The Motley Fool Discussion Boards
Financial Planning / Tax Strategies
|Subject: Re: Need all Experts||Date: 5/28/2013 6:00 PM|
|Author: TMFPMarti||Number: 118630 of 122319|
1. I am 68 years of age, collecting SS, and have my own business which is a minimal income producer. (Self-employed real estate legal assistant, working from 5 - 10 hours per week).
"Self-employed" means that you report the income and expenses from this business on Schedule C of your 1040.
My corporation is continuing to contribute to the SEP-IRA and will do so as long as I have the corporation and a paycheck from same. \
What corporation? You just said you're self-employed. Which is it? You either are self-employed or you are an employee of a corporation. (You may also be a (or the sole) shareholder of that corporation.) If you work for a corporation, what kind of corporation is it, and how is it taxed?
3. With the Earned Income, it is my understanding that I may continue to contribute to the ROTH. As to the contributions, can I contribute my full amount of paychecks (gross) or the net received.

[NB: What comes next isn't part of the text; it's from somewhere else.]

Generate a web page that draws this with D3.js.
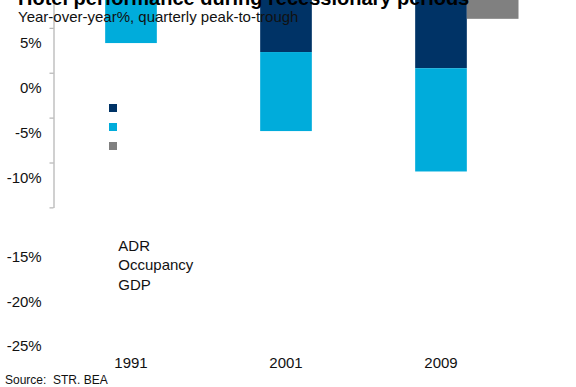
<!DOCTYPE html>
<html>
<head>
<meta charset="utf-8">
<script src="https://cdn.jsdelivr.net/npm/d3@7"></script>
<style>
  html, body { margin: 0; padding: 0; background: #fff; }
  svg { display: block; font-family: "Liberation Sans", Arial, sans-serif; }
  text { white-space: pre; }
</style>
</head>
<body>
<svg id="chart" width="576" height="387"></svg>
<script>
// Peak-to-trough year-over-year change, % (quarterly)
const categories = ["1991", "2001", "2009"];
const adr = [-1.2, -7.7, -9.5];
const occupancy = [-5.5, -8.8, -11.5];
const gdp = [-1.4, 0.4, -4.0];
const seriesNames = ["ADR", "Occupancy", "GDP"];
const tickValues = [5, 0, -5, -10, -15, -20, -25];
const tickLabels = ["5%", "0%", "-5%", "-10%", "-15%", "-20%", "-25%"];

const colors = { ADR: "#003366", Occupancy: "#00ACDB", GDP: "#808080" };

const svg = d3.select("#chart");
const plot = { left: 53.5, right: 518.5, top: -62, bottom: 207.4 };

const x = d3.scaleBand().domain(categories).range([plot.left, plot.right]).padding(0);
// each period holds three slots; the hotel stack sits in the middle, GDP on the right
const slot = d3.scaleBand().domain(["hotel", "gdp"]).range([x.bandwidth() / 3, x.bandwidth()]);
const y = d3.scaleLinear().domain([5, -25]).range([plot.top, plot.bottom]);

const rows = categories.map((c, i) => ({ category: c, ADR: adr[i], Occupancy: occupancy[i], GDP: gdp[i] }));
const layers = d3.stack().keys(["ADR", "Occupancy"]).offset(d3.stackOffsetDiverging)(rows);

const bars = svg.append("g");
bars.selectAll("g.layer")
  .data(layers)
  .join("g")
  .attr("class", "layer")
  .attr("fill", d => colors[d.key])
  .selectAll("rect")
  .data(d => d)
  .join("rect")
  .attr("x", d => x(d.data.category) + slot("hotel"))
  .attr("width", slot.bandwidth())
  .attr("y", d => Math.min(y(d[0]), y(d[1])))
  .attr("height", d => Math.abs(y(d[0]) - y(d[1])));

bars.append("g")
  .attr("fill", colors.GDP)
  .selectAll("rect")
  .data(rows)
  .join("rect")
  .attr("x", d => x(d.category) + slot("gdp"))
  .attr("width", slot.bandwidth())
  .attr("y", d => Math.min(y(0), y(d.GDP)))
  .attr("height", d => Math.abs(y(0) - y(d.GDP)));

// value axis
const axis = svg.append("g")
  .attr("transform", `translate(${plot.left},0)`)
  .call(d3.axisLeft(y).tickValues(tickValues).tickFormat("").tickSizeInner(4).tickSizeOuter(0));
axis.select(".domain").attr("stroke", "#c0c0c0").attr("stroke-width", 1.5);
axis.selectAll(".tick line").attr("stroke", "#a6a6a6").attr("stroke-width", 1);

// tick labels
const labelShift = v => (v > -12.5 ? 110 : 144);
svg.append("g")
  .selectAll("text")
  .data(tickValues)
  .join("text")
  .attr("x", 41.7)
  .attr("y", v => y(v) + labelShift(v))
  .attr("text-anchor", "end")
  .attr("font-size", 15)
  .attr("fill", "#111")
  .text((v, i) => tickLabels[i]);

// category labels
svg.append("g")
  .selectAll("text")
  .data(categories)
  .join("text")
  .attr("x", d => x(d) + x.bandwidth() / 2)
  .attr("y", 368)
  .attr("text-anchor", "middle")
  .attr("font-size", 15)
  .attr("fill", "#111")
  .text(d => d);

// legend
const legend = svg.append("g");
legend.selectAll("rect")
  .data(seriesNames)
  .join("rect")
  .attr("x", 109)
  .attr("y", (d, i) => 104 + i * 19)
  .attr("width", 8)
  .attr("height", 8)
  .attr("fill", d => colors[d]);
legend.selectAll("text")
  .data(seriesNames)
  .join("text")
  .attr("x", 118.3)
  .attr("y", (d, i) => 251 + i * 19.3)
  .attr("font-size", 15)
  .attr("fill", "#111")
  .text(d => d);

// titles and source
svg.append("text")
  .attr("x", 18).attr("y", 4.5)
  .attr("font-size", 20).attr("font-weight", "bold").attr("fill", "#000")
  .text("Hotel performance during recessionary periods");
svg.append("text")
  .attr("x", 18).attr("y", 21.5)
  .attr("font-size", 15).attr("fill", "#111")
  .text("Year-over-year%, quarterly peak-to-trough");
svg.append("text")
  .attr("x", 5).attr("y", 383.5)
  .attr("font-size", 12).attr("fill", "#111")
  .text("Source:  STR. BEA");
</script>
</body>
</html>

It's actually "taxable compensation," which could be an issue once we resolve the self-employed vs employee issue.
How much can I personally contribute to the ROTH on a yearly basis. The reason I am wondering, is that I will receive a lump sum of money this summer, and would like to replace some money I extracted from the ROTH to rehab a house I have in FL.
At your age the limit on your total IRA contributions, Roth and traditional combined, for 2013 is the lesser of your taxable compensation or $6,500 .
If it's been more than 60 days since you took the distribution from the Roth for the rehab, you cannot replace it. The best you can do is make 2013 contributions, assuming you have sufficient taxable compensation.